AIM OF THE TASK:
Transcribe every line exactly. Leave the pictures behind.
-- Begin --
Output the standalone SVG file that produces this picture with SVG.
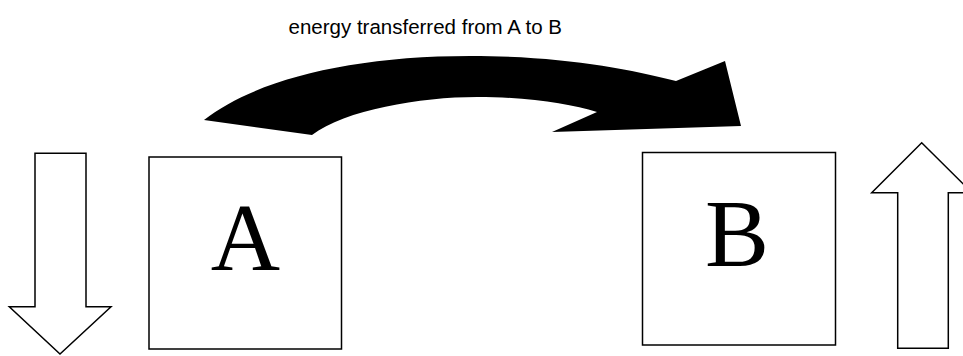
<svg xmlns="http://www.w3.org/2000/svg" width="963" height="356" viewBox="0 0 963 356">
<style>
.box{fill:#fff;stroke:#000;stroke-width:1.5}
.blk{fill:#fff;stroke:#000;stroke-width:1.5;stroke-linejoin:miter}
.big{font-family:"Liberation Serif","Times New Roman",serif;font-size:96px;fill:#000;text-anchor:middle}
.lbl{font-family:"Liberation Sans",Arial,sans-serif;font-size:20.5px;fill:#000}
</style>
<rect width="963" height="356" fill="#fff"/>
<g id="nodeA">
<rect class="box" x="149" y="157" width="192.5" height="192"/>
<text class="big" x="245.5" y="270">A</text>
</g>
<g id="nodeB">
<rect class="box" x="642.5" y="152.5" width="193" height="192.5"/>
<text class="big" x="737" y="266">B</text>
</g>
<g id="connectors">
<path id="transfer" fill="#000" d="M204,120 C255,80 350,56 470,56 C560,56 625,68 676,81 L725,61 L741,126 L552,132 L597,112 C570,104 530,97 477,97 C420,97 345,110 312,135 Z"/>
<path id="downArrow" class="blk" d="M35,153.3 L86,153.3 L86,306.7 L111,306.7 L60,354 L9.3,306.7 L35,306.7 Z"/>
<path id="upArrow" class="blk" d="M897.7,348.3 L948.3,348.3 L948.3,192.7 L972,192.7 L921.7,142.7 L871.7,192.7 L897.7,192.7 Z"/>
</g>
<text class="lbl" x="288.5" y="34">energy transferred from A to B</text>
</svg>
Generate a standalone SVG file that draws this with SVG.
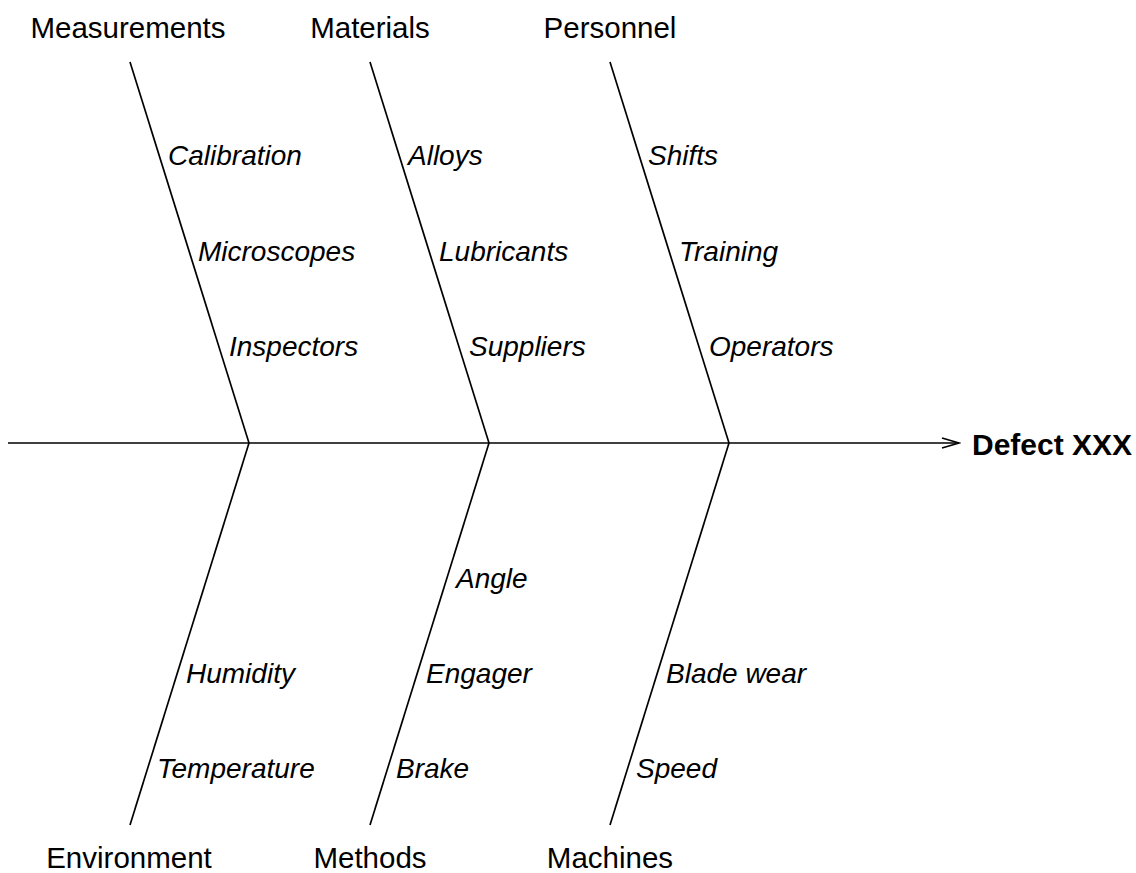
-- End --
TASK RESPONSE:
Output the standalone SVG file that produces this picture with SVG.
<svg xmlns="http://www.w3.org/2000/svg" width="963" height="356" viewBox="0 0 963 356">
<style>
.box{fill:#fff;stroke:#000;stroke-width:1.5}
.blk{fill:#fff;stroke:#000;stroke-width:1.5;stroke-linejoin:miter}
.big{font-family:"Liberation Serif","Times New Roman",serif;font-size:96px;fill:#000;text-anchor:middle}
.lbl{font-family:"Liberation Sans",Arial,sans-serif;font-size:20.5px;fill:#000}
</style>
<rect width="963" height="356" fill="#fff"/>
<g id="nodeA">
<rect class="box" x="149" y="157" width="192.5" height="192"/>
<text class="big" x="245.5" y="270">A</text>
</g>
<g id="nodeB">
<rect class="box" x="642.5" y="152.5" width="193" height="192.5"/>
<text class="big" x="737" y="266">B</text>
</g>
<g id="connectors">
<path id="transfer" fill="#000" d="M204,120 C255,80 350,56 470,56 C560,56 625,68 676,81 L725,61 L741,126 L552,132 L597,112 C570,104 530,97 477,97 C420,97 345,110 312,135 Z"/>
<path id="downArrow" class="blk" d="M35,153.3 L86,153.3 L86,306.7 L111,306.7 L60,354 L9.3,306.7 L35,306.7 Z"/>
<path id="upArrow" class="blk" d="M897.7,348.3 L948.3,348.3 L948.3,192.7 L972,192.7 L921.7,142.7 L871.7,192.7 L897.7,192.7 Z"/>
</g>
<text class="lbl" x="288.5" y="34">energy transferred from A to B</text>
</svg>
Generate a standalone SVG file that draws this with SVG.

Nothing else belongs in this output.